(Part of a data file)
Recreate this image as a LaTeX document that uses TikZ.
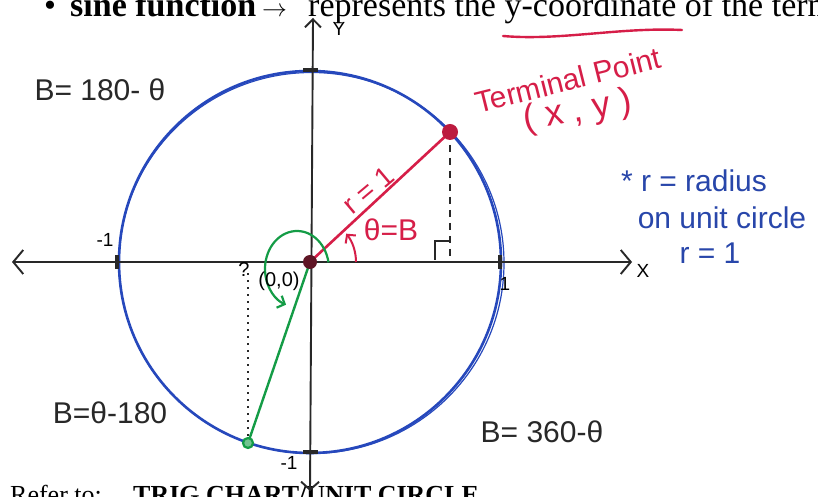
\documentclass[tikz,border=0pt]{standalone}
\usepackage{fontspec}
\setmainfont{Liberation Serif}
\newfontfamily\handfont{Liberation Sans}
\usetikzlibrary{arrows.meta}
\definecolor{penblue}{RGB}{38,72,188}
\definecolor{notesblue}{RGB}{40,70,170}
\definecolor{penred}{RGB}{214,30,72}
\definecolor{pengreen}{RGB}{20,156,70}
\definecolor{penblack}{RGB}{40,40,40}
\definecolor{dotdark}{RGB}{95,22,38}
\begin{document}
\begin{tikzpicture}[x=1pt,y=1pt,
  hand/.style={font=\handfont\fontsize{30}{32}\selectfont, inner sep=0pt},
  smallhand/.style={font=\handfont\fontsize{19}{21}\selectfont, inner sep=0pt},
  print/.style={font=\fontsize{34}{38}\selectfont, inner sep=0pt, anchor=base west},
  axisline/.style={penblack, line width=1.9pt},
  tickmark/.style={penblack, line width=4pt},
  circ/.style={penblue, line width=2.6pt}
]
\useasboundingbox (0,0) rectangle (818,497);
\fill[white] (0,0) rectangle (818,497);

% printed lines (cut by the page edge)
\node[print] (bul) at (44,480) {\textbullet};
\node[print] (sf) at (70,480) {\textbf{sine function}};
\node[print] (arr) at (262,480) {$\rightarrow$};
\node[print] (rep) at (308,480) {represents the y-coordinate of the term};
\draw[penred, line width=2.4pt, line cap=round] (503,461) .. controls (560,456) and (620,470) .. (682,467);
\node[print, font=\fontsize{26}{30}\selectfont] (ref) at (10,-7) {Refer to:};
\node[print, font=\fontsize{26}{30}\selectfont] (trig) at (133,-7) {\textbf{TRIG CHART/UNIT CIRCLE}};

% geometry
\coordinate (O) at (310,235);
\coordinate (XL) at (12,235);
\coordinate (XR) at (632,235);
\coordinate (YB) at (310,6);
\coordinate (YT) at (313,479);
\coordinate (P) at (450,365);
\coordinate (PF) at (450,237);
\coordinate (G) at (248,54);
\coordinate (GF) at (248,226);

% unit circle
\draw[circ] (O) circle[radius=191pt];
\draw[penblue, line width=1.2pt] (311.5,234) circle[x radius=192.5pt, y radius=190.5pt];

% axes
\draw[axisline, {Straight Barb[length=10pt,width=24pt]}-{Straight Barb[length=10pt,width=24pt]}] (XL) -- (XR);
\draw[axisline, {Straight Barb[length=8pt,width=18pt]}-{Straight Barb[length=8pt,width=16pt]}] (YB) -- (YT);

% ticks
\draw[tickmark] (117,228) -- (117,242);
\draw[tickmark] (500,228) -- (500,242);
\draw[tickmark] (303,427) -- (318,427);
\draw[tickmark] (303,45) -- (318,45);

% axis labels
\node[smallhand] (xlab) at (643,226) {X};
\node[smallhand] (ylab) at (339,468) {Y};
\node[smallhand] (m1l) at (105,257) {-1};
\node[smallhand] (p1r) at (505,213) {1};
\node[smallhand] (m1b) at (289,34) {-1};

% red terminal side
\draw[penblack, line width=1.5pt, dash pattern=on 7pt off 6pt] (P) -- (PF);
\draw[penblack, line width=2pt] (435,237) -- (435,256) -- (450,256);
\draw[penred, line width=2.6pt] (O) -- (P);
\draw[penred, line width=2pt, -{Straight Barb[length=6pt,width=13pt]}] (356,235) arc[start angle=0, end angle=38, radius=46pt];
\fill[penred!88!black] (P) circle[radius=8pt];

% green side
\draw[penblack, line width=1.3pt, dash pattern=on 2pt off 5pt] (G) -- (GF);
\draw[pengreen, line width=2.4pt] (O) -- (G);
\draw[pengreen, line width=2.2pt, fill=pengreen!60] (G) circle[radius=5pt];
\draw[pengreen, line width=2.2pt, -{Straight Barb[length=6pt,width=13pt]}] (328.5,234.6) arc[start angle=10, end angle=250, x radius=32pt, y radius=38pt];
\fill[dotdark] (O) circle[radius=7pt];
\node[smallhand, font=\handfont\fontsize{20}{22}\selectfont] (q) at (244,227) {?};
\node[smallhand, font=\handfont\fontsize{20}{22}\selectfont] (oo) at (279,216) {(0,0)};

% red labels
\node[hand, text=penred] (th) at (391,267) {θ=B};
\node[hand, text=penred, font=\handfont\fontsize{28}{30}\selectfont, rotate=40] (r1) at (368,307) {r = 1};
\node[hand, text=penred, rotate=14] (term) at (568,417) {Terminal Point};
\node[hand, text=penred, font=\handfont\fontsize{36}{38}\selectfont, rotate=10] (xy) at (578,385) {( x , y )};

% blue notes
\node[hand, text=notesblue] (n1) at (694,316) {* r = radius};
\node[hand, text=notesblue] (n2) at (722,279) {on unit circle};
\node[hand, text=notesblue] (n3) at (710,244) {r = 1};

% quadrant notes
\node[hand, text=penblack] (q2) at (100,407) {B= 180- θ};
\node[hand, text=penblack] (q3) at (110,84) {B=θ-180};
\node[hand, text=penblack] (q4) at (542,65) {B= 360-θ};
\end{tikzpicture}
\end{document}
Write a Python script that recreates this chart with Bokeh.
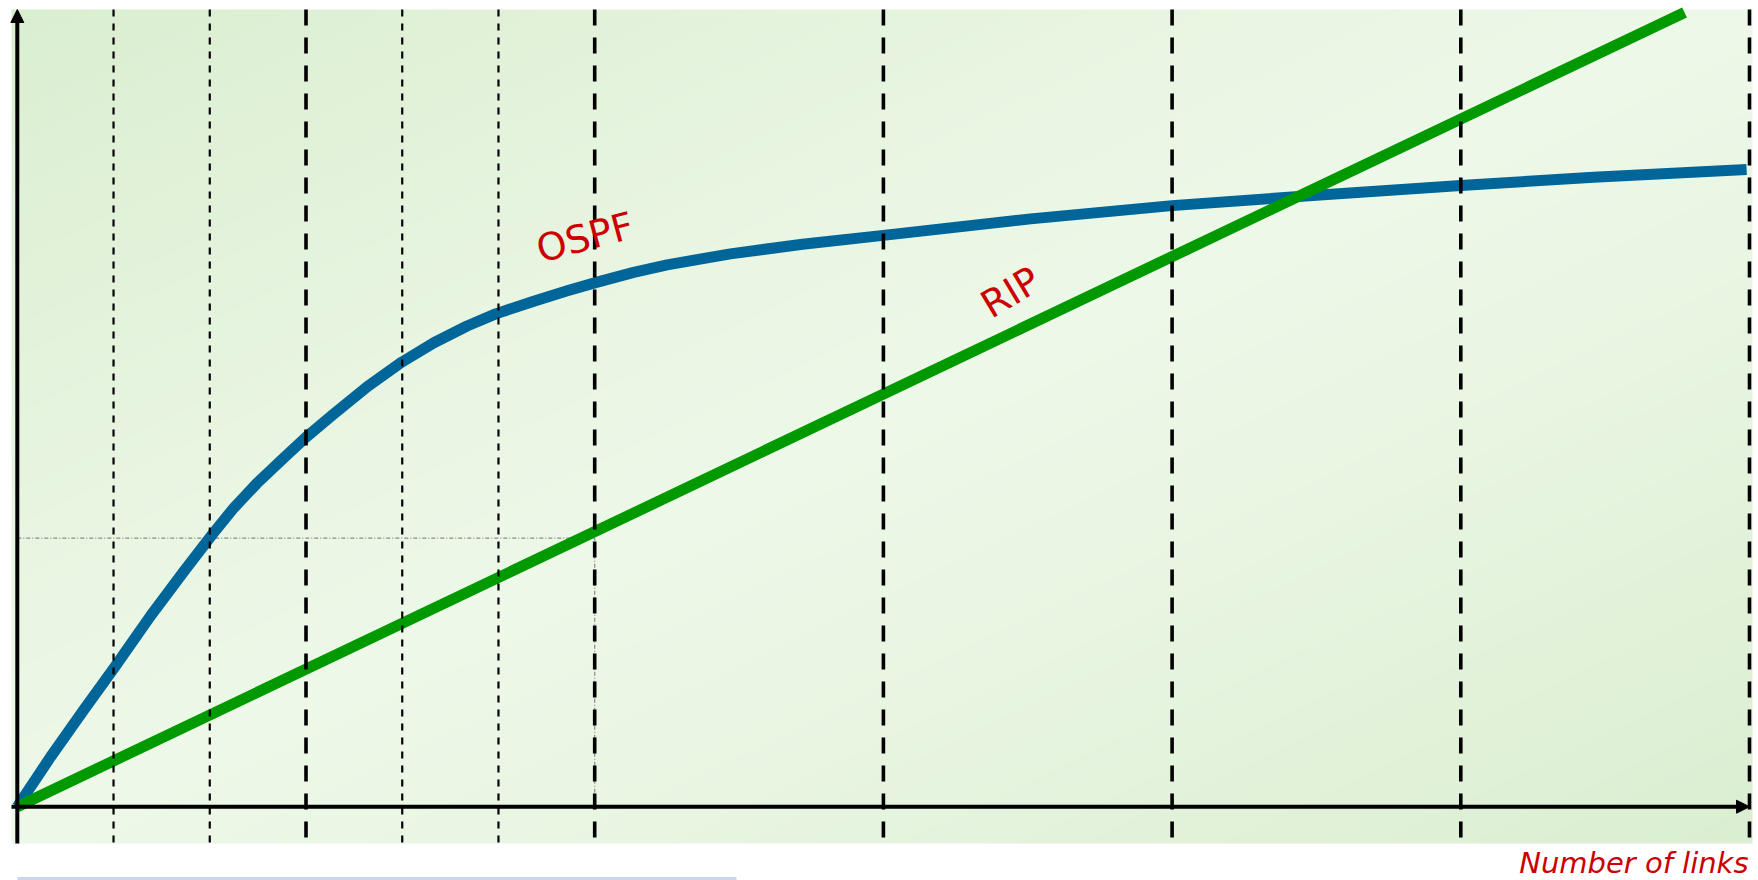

**Written task**
Using the listing above, state the number of lines that hold "this", with no other text.

**Result**
2